* What the task requires *
Repeat verbatim only the lines from the one with "Recreate this image as a Python script that uses Bokeh." through the one with "from bokeh.resources import INLINE", both ends kept. Pictures stay out.

## start Material provided

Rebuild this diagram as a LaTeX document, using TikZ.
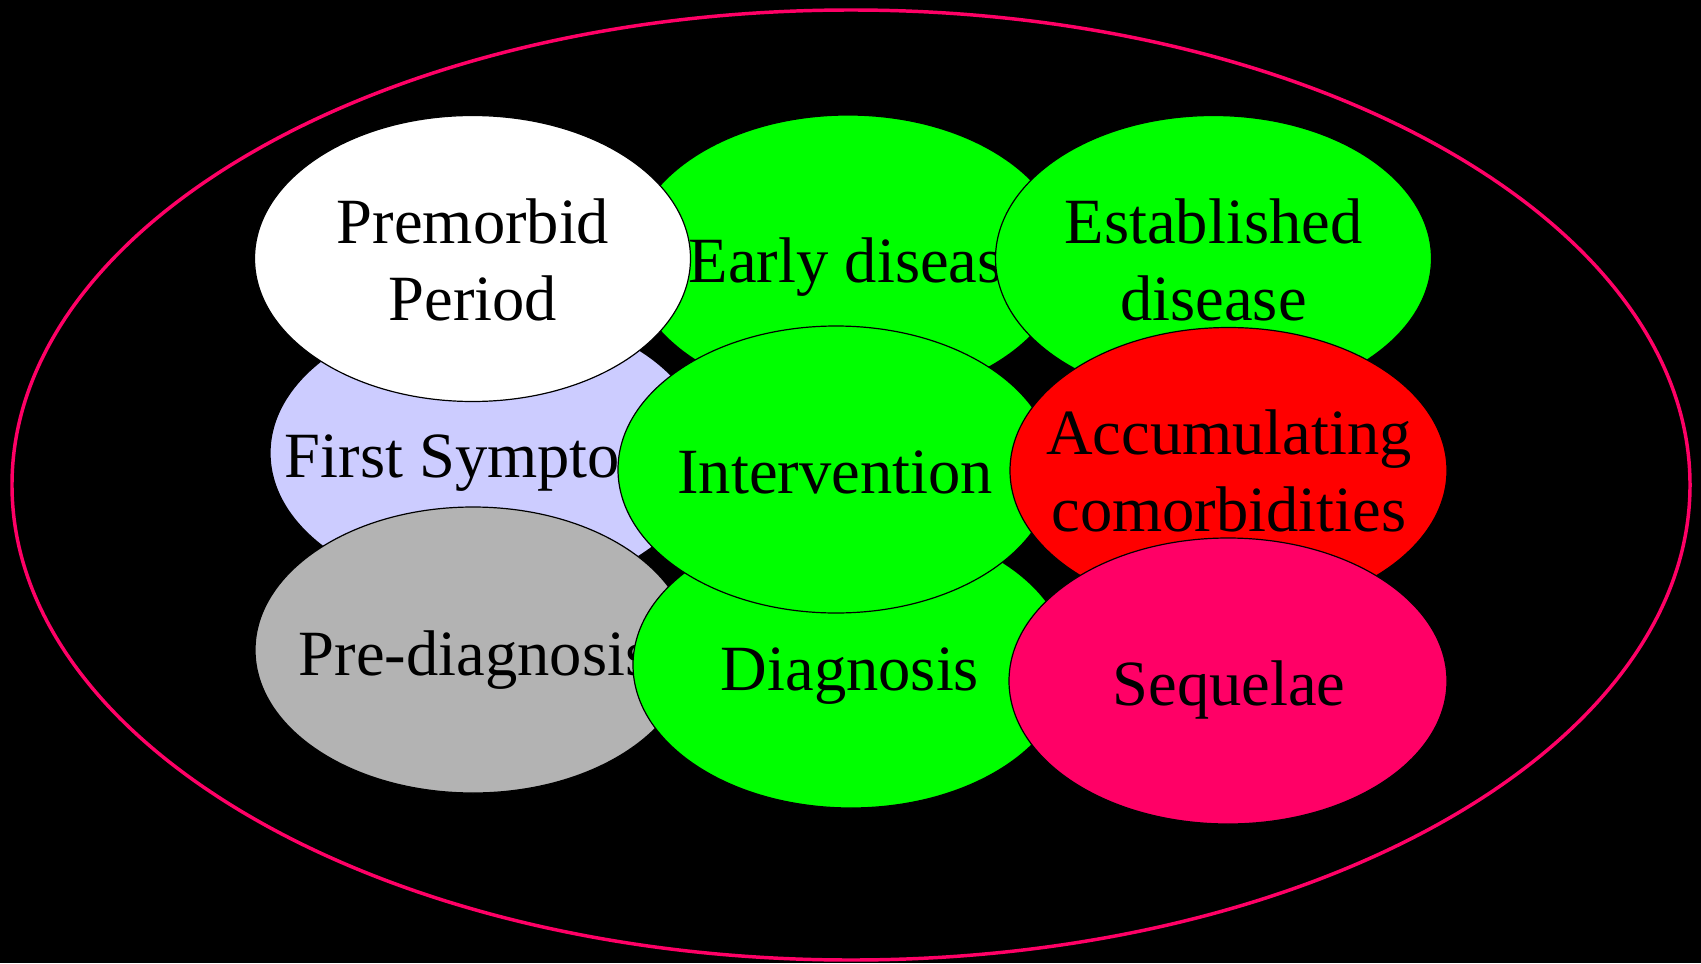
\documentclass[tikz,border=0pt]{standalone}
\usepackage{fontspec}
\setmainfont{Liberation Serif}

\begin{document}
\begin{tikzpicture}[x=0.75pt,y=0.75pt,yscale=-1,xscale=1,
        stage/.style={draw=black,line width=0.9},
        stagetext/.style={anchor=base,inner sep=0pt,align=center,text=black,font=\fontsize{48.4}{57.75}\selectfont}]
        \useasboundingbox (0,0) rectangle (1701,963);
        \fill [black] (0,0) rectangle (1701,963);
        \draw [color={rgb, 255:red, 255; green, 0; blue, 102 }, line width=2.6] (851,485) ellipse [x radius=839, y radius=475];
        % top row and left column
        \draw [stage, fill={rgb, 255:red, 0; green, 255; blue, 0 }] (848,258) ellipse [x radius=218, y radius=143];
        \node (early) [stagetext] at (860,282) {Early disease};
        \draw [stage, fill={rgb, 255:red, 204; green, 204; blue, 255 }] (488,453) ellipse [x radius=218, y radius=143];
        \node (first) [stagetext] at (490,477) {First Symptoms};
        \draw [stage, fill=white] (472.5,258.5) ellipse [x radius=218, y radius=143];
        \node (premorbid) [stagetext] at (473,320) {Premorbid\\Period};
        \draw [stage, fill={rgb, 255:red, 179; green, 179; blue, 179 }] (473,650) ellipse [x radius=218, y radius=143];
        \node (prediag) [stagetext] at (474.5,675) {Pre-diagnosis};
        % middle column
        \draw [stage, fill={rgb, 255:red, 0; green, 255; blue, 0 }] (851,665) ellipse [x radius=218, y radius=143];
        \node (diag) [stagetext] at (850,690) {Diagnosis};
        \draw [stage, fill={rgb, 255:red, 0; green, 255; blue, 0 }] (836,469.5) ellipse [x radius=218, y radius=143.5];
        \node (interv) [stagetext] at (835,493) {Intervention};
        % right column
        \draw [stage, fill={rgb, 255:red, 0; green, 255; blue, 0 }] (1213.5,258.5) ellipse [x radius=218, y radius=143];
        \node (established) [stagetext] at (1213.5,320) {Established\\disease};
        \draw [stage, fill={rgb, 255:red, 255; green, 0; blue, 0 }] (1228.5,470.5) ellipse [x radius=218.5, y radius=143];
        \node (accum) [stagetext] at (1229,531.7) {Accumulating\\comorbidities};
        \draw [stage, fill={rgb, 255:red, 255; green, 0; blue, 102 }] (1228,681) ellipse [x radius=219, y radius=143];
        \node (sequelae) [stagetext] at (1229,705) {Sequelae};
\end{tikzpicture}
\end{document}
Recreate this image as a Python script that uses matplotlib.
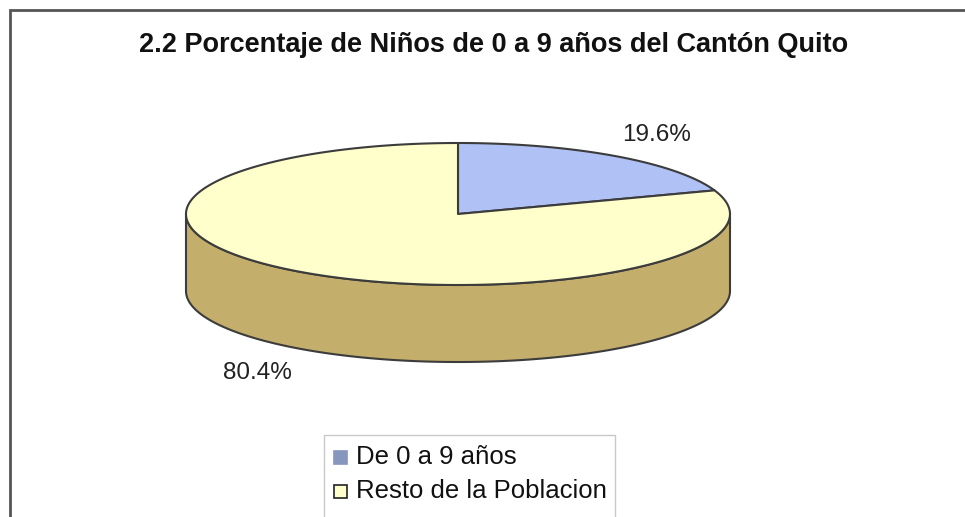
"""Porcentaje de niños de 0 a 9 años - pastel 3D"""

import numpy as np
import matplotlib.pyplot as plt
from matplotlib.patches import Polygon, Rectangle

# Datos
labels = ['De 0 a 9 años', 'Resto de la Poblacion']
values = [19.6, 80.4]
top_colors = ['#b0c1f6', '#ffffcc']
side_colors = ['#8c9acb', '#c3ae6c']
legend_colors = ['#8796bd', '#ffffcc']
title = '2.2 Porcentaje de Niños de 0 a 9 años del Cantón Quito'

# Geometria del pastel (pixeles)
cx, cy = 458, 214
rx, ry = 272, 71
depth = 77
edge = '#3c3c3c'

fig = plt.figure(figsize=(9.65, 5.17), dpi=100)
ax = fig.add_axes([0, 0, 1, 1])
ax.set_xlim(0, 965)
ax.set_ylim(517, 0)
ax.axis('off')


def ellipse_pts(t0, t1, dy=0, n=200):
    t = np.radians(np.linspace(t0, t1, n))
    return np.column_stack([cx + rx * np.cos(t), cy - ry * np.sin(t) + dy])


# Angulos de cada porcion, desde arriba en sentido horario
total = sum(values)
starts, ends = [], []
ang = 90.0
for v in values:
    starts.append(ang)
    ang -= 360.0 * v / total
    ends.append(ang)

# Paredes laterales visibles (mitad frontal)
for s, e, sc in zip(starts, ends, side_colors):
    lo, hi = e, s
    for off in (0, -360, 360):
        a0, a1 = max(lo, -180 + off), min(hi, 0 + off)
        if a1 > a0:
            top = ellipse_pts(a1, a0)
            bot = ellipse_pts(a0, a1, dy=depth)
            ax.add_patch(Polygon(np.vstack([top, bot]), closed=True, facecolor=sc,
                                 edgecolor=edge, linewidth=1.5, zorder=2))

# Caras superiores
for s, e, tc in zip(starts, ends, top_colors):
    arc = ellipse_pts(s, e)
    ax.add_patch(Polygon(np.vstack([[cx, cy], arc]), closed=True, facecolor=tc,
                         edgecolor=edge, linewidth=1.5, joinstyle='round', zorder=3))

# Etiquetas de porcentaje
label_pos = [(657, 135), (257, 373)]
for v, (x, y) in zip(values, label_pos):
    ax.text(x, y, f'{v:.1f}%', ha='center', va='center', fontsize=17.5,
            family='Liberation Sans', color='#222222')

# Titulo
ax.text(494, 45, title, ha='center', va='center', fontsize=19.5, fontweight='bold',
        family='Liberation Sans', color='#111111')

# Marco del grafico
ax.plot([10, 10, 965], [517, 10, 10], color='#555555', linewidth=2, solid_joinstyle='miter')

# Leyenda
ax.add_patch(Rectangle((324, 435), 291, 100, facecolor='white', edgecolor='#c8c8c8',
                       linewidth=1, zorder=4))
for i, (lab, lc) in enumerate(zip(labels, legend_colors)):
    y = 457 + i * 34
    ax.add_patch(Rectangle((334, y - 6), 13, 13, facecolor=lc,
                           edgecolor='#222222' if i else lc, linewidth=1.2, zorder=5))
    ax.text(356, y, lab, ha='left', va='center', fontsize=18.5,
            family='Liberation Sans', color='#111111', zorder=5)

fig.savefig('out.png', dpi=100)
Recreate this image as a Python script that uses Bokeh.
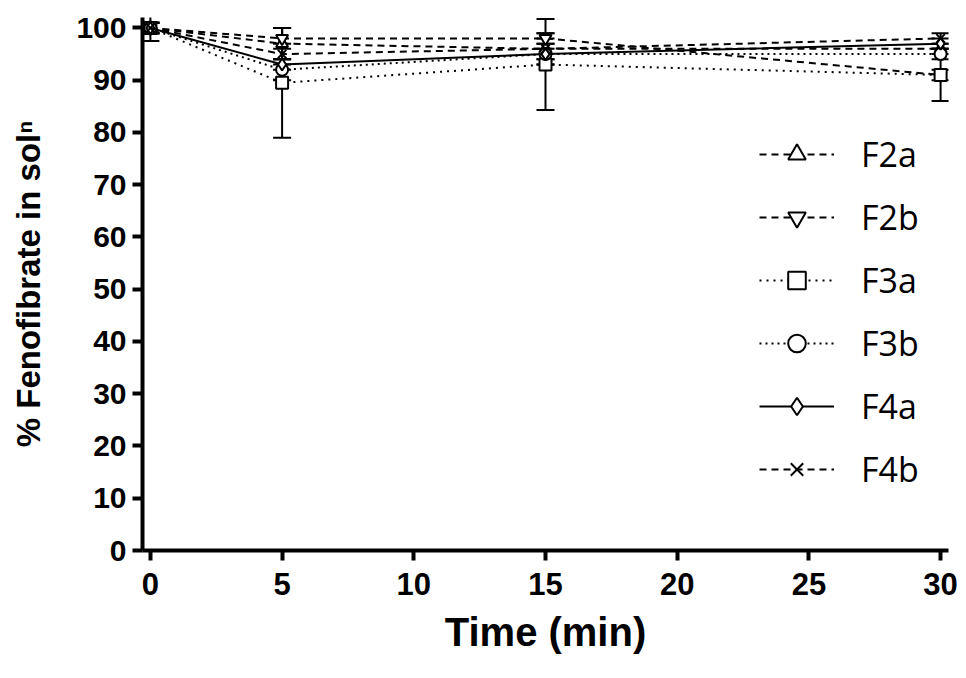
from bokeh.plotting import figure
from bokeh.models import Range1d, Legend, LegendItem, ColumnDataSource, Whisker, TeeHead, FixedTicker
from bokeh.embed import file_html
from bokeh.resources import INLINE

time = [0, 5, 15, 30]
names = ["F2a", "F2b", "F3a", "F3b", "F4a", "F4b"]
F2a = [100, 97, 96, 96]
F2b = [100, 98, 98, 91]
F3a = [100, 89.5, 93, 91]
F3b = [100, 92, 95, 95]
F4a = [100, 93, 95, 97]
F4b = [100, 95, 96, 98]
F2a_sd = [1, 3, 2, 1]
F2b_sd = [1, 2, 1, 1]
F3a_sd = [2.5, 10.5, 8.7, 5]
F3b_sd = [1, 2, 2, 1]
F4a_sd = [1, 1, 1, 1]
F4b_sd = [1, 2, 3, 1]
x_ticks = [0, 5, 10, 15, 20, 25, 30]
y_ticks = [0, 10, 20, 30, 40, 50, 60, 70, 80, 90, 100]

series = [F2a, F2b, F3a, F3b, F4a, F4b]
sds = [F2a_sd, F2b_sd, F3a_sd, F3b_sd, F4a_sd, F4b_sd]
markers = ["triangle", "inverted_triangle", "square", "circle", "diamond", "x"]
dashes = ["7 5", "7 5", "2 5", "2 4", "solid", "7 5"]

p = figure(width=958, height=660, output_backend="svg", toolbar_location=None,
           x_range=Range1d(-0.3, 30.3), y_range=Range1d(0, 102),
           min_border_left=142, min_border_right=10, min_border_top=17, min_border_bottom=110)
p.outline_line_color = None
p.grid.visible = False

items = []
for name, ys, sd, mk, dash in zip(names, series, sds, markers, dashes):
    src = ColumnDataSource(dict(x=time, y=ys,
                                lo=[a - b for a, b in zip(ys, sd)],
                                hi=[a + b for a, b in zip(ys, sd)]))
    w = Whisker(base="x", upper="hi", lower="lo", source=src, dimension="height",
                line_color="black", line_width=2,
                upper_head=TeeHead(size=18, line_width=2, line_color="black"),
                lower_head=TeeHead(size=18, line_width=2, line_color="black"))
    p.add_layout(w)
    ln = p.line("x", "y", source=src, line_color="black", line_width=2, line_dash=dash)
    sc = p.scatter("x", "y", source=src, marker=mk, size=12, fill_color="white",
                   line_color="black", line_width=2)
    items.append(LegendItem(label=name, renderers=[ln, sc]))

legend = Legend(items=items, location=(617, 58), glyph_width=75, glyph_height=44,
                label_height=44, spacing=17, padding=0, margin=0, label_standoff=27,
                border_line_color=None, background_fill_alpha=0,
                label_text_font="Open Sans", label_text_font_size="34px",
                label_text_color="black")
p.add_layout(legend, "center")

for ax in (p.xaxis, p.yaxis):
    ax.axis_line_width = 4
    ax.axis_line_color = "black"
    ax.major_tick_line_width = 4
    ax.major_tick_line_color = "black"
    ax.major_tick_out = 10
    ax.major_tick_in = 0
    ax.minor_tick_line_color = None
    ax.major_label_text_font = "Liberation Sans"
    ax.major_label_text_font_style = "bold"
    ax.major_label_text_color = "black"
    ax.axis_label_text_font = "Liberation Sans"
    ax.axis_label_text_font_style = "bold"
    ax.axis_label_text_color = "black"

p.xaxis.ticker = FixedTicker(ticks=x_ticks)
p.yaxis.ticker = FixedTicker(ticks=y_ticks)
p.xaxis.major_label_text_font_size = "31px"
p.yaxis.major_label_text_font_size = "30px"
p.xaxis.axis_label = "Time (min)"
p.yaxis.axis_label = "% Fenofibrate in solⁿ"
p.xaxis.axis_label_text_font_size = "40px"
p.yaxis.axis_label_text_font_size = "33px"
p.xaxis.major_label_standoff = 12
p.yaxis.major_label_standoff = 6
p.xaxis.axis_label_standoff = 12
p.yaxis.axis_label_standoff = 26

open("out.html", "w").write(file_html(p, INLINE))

## end Material provided

* Answer to the task *
Recreate this image as a Python script that uses Bokeh.
from bokeh.plotting import figure
from bokeh.models import Range1d, Legend, LegendItem, ColumnDataSource, Whisker, TeeHead, FixedTicker
from bokeh.embed import file_html
from bokeh.resources import INLINE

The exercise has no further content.